_Problem to solve_
All of the material should be reproduced exactly, with pictures left out.

_Collected material_
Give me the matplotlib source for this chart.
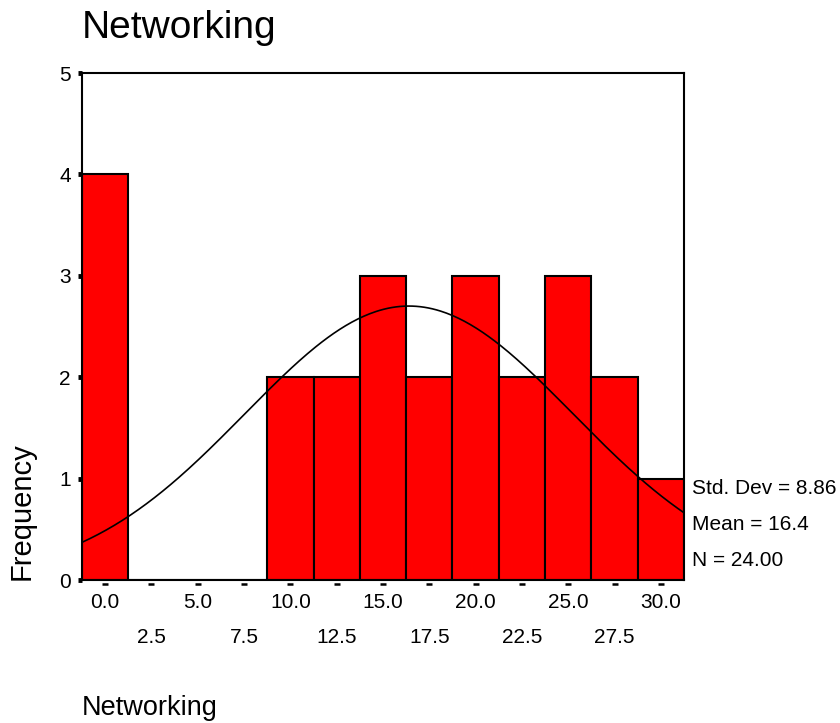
import matplotlib.pyplot as plt
import numpy as np

plt.rcParams['font.family'] = ['Liberation Sans', 'DejaVu Sans']

# histogram of Networking (bin midpoints, width 2.5)
bin_mid = [0.0, 2.5, 5.0, 7.5, 10.0, 12.5, 15.0, 17.5, 20.0, 22.5, 25.0, 27.5, 30.0]
counts = [4, 0, 0, 0, 2, 2, 3, 2, 3, 2, 3, 2, 1]
bin_width = 2.5
mean, sd, n = 16.4, 8.86, 24
tick_labels = ['0.0', '2.5', '5.0', '7.5', '10.0', '12.5', '15.0', '17.5',
               '20.0', '22.5', '25.0', '27.5', '30.0']

fig = plt.figure(figsize=(8.4, 7.23), dpi=100)
ax = fig.add_axes([82/840, 1 - 580/723, (684 - 82)/840, (580 - 73)/723])

ax.bar(bin_mid, counts, width=bin_width, color='#ff0000', edgecolor='black', linewidth=1.5)

# normal curve scaled to the histogram
xs = np.linspace(bin_mid[0] - bin_width/2, bin_mid[-1] + bin_width/2, 300)
ys = n * bin_width / (sd * np.sqrt(2*np.pi)) * np.exp(-0.5*((xs - mean)/sd)**2)
ax.plot(xs, ys, color='black', linewidth=1.2)

ax.set_xlim(bin_mid[0] - bin_width/2, bin_mid[-1] + bin_width/2)
ax.set_ylim(0, 5)
for s in ax.spines.values():
    s.set_linewidth(1.5)

ax.set_yticks([0, 1, 2, 3, 4, 5])
ax.tick_params(axis='y', length=3, width=3.5, labelsize=15, pad=5)
ax.set_xticks([])

# x tick dashes and staggered labels
ax.plot(bin_mid, [-0.035]*len(bin_mid), linestyle='none', marker='_', color='black',
        markersize=5, markeredgewidth=1.8, clip_on=False)
for i, (x, lab) in enumerate(zip(bin_mid, tick_labels)):
    yoff = -0.22 if i % 2 == 0 else -0.57
    ax.text(x, yoff, lab, ha='center', va='center', fontsize=15)

ytr = ax.get_yaxis_transform()
ax.text(1.013, 0.9, f'Std. Dev = {sd:.2f}', transform=ytr, ha='left', va='center', fontsize=15)
ax.text(1.013, 0.55, f'Mean = {mean:.1f}', transform=ytr, ha='left', va='center', fontsize=15)
ax.text(1.013, 0.19, f'N = {n:.2f}', transform=ytr, ha='left', va='center', fontsize=15)

fig.text(82/840, 1 - 28/723, 'Networking', ha='left', va='center', fontsize=28)
fig.text(82/840, 1 - 708/723, 'Networking', ha='left', va='center', fontsize=19.5)
fig.text(22/840, 1 - 580/723, 'Frequency', ha='center', va='bottom', rotation=90, fontsize=21)

fig.savefig('out.png', dpi=100)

_Result_
Give me the matplotlib source for this chart.
import matplotlib.pyplot as plt
import numpy as np

plt.rcParams['font.family'] = ['Liberation Sans', 'DejaVu Sans']

# histogram of Networking (bin midpoints, width 2.5)
bin_mid = [0.0, 2.5, 5.0, 7.5, 10.0, 12.5, 15.0, 17.5, 20.0, 22.5, 25.0, 27.5, 30.0]
counts = [4, 0, 0, 0, 2, 2, 3, 2, 3, 2, 3, 2, 1]
bin_width = 2.5
mean, sd, n = 16.4, 8.86, 24
tick_labels = ['0.0', '2.5', '5.0', '7.5', '10.0', '12.5', '15.0', '17.5',
               '20.0', '22.5', '25.0', '27.5', '30.0']

fig = plt.figure(figsize=(8.4, 7.23), dpi=100)
ax = fig.add_axes([82/840, 1 - 580/723, (684 - 82)/840, (580 - 73)/723])

ax.bar(bin_mid, counts, width=bin_width, color='#ff0000', edgecolor='black', linewidth=1.5)

# normal curve scaled to the histogram
xs = np.linspace(bin_mid[0] - bin_width/2, bin_mid[-1] + bin_width/2, 300)
ys = n * bin_width / (sd * np.sqrt(2*np.pi)) * np.exp(-0.5*((xs - mean)/sd)**2)
ax.plot(xs, ys, color='black', linewidth=1.2)

ax.set_xlim(bin_mid[0] - bin_width/2, bin_mid[-1] + bin_width/2)
ax.set_ylim(0, 5)
for s in ax.spines.values():
    s.set_linewidth(1.5)

ax.set_yticks([0, 1, 2, 3, 4, 5])
ax.tick_params(axis='y', length=3, width=3.5, labelsize=15, pad=5)
ax.set_xticks([])

# x tick dashes and staggered labels
ax.plot(bin_mid, [-0.035]*len(bin_mid), linestyle='none', marker='_', color='black',
        markersize=5, markeredgewidth=1.8, clip_on=False)
for i, (x, lab) in enumerate(zip(bin_mid, tick_labels)):
    yoff = -0.22 if i % 2 == 0 else -0.57
    ax.text(x, yoff, lab, ha='center', va='center', fontsize=15)

ytr = ax.get_yaxis_transform()
ax.text(1.013, 0.9, f'Std. Dev = {sd:.2f}', transform=ytr, ha='left', va='center', fontsize=15)
ax.text(1.013, 0.55, f'Mean = {mean:.1f}', transform=ytr, ha='left', va='center', fontsize=15)
ax.text(1.013, 0.19, f'N = {n:.2f}', transform=ytr, ha='left', va='center', fontsize=15)

fig.text(82/840, 1 - 28/723, 'Networking', ha='left', va='center', fontsize=28)
fig.text(82/840, 1 - 708/723, 'Networking', ha='left', va='center', fontsize=19.5)
fig.text(22/840, 1 - 580/723, 'Frequency', ha='center', va='bottom', rotation=90, fontsize=21)

fig.savefig('out.png', dpi=100)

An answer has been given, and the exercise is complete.